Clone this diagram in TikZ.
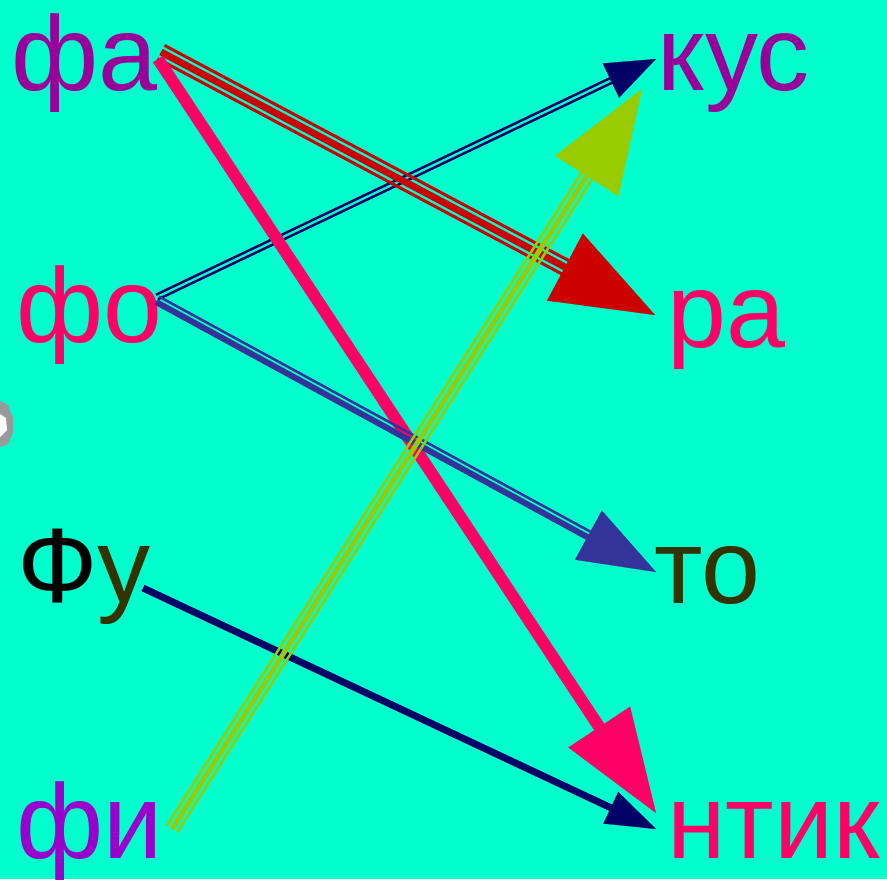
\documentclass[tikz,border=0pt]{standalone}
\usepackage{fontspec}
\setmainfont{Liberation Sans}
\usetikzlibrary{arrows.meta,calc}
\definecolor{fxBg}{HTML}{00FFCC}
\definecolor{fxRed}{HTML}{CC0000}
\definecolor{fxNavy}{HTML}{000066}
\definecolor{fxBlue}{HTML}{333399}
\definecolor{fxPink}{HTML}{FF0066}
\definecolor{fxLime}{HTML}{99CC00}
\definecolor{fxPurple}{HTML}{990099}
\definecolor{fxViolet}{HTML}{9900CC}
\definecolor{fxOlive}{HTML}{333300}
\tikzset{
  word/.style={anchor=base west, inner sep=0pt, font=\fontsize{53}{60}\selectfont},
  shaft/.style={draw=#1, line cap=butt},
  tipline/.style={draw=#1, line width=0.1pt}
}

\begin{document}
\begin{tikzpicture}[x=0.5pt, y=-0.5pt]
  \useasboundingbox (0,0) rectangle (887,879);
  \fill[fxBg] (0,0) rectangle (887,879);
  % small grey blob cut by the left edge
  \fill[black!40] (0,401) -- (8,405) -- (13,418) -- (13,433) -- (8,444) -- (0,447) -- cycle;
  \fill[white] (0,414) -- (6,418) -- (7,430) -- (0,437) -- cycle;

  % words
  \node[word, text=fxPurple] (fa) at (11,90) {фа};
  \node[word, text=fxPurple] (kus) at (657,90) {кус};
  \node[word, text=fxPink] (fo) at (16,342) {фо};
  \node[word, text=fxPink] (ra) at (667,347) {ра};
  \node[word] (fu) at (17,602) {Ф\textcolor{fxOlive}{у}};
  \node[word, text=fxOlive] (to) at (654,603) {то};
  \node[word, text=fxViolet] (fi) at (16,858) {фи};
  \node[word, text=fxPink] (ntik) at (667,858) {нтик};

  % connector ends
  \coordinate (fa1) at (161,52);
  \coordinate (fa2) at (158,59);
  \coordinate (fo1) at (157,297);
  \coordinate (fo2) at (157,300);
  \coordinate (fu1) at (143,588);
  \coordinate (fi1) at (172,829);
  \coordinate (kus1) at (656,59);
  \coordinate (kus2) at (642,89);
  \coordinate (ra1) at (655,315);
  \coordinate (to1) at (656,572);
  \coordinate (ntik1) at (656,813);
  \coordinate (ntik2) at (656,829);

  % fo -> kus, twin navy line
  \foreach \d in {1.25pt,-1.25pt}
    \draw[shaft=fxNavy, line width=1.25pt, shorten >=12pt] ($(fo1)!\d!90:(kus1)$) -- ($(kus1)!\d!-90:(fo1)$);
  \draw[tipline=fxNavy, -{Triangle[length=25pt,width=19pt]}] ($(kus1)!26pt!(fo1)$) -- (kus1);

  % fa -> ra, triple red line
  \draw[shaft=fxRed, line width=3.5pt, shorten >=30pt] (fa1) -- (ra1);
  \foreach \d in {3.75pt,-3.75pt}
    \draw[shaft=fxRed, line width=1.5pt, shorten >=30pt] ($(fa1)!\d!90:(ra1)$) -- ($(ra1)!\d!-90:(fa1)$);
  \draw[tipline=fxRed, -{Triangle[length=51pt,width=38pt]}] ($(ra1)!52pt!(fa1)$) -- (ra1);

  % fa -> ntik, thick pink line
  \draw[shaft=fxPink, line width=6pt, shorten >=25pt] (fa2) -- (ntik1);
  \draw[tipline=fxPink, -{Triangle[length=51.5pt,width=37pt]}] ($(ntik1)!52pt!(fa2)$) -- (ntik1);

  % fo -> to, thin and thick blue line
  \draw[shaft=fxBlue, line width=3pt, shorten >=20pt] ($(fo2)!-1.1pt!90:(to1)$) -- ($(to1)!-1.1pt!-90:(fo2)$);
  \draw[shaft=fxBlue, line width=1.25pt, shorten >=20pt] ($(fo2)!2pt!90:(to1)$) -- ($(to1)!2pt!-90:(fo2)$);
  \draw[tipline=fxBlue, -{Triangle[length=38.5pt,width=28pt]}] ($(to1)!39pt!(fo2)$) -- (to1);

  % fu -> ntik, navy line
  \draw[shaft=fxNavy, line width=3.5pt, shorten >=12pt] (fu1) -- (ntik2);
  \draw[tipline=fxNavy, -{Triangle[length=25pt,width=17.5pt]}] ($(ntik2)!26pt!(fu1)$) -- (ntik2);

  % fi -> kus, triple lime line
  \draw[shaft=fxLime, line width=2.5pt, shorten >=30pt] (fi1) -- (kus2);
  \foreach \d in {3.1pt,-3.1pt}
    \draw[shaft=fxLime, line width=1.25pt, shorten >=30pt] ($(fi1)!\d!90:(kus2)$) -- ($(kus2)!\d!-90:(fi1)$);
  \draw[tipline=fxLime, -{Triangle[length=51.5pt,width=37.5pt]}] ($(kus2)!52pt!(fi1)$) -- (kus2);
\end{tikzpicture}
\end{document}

■ Given instruction ■
Set down again, exactly, the lines of the material above from its first line to the one with "text=fxPink] (ntik) at", inclusive. Leave the pictures out.

■ Response below ■
Clone this diagram in TikZ.
\documentclass[tikz,border=0pt]{standalone}
\usepackage{fontspec}
\setmainfont{Liberation Sans}
\usetikzlibrary{arrows.meta,calc}
\definecolor{fxBg}{HTML}{00FFCC}
\definecolor{fxRed}{HTML}{CC0000}
\definecolor{fxNavy}{HTML}{000066}
\definecolor{fxBlue}{HTML}{333399}
\definecolor{fxPink}{HTML}{FF0066}
\definecolor{fxLime}{HTML}{99CC00}
\definecolor{fxPurple}{HTML}{990099}
\definecolor{fxViolet}{HTML}{9900CC}
\definecolor{fxOlive}{HTML}{333300}
\tikzset{
  word/.style={anchor=base west, inner sep=0pt, font=\fontsize{53}{60}\selectfont},
  shaft/.style={draw=#1, line cap=butt},
  tipline/.style={draw=#1, line width=0.1pt}
}

\begin{document}
\begin{tikzpicture}[x=0.5pt, y=-0.5pt]
  \useasboundingbox (0,0) rectangle (887,879);
  \fill[fxBg] (0,0) rectangle (887,879);
  % small grey blob cut by the left edge
  \fill[black!40] (0,401) -- (8,405) -- (13,418) -- (13,433) -- (8,444) -- (0,447) -- cycle;
  \fill[white] (0,414) -- (6,418) -- (7,430) -- (0,437) -- cycle;

  % words
  \node[word, text=fxPurple] (fa) at (11,90) {фа};
  \node[word, text=fxPurple] (kus) at (657,90) {кус};
  \node[word, text=fxPink] (fo) at (16,342) {фо};
  \node[word, text=fxPink] (ra) at (667,347) {ра};
  \node[word] (fu) at (17,602) {Ф\textcolor{fxOlive}{у}};
  \node[word, text=fxOlive] (to) at (654,603) {то};
  \node[word, text=fxViolet] (fi) at (16,858) {фи};
  \node[word, text=fxPink] (ntik) at (667,858) {нтик};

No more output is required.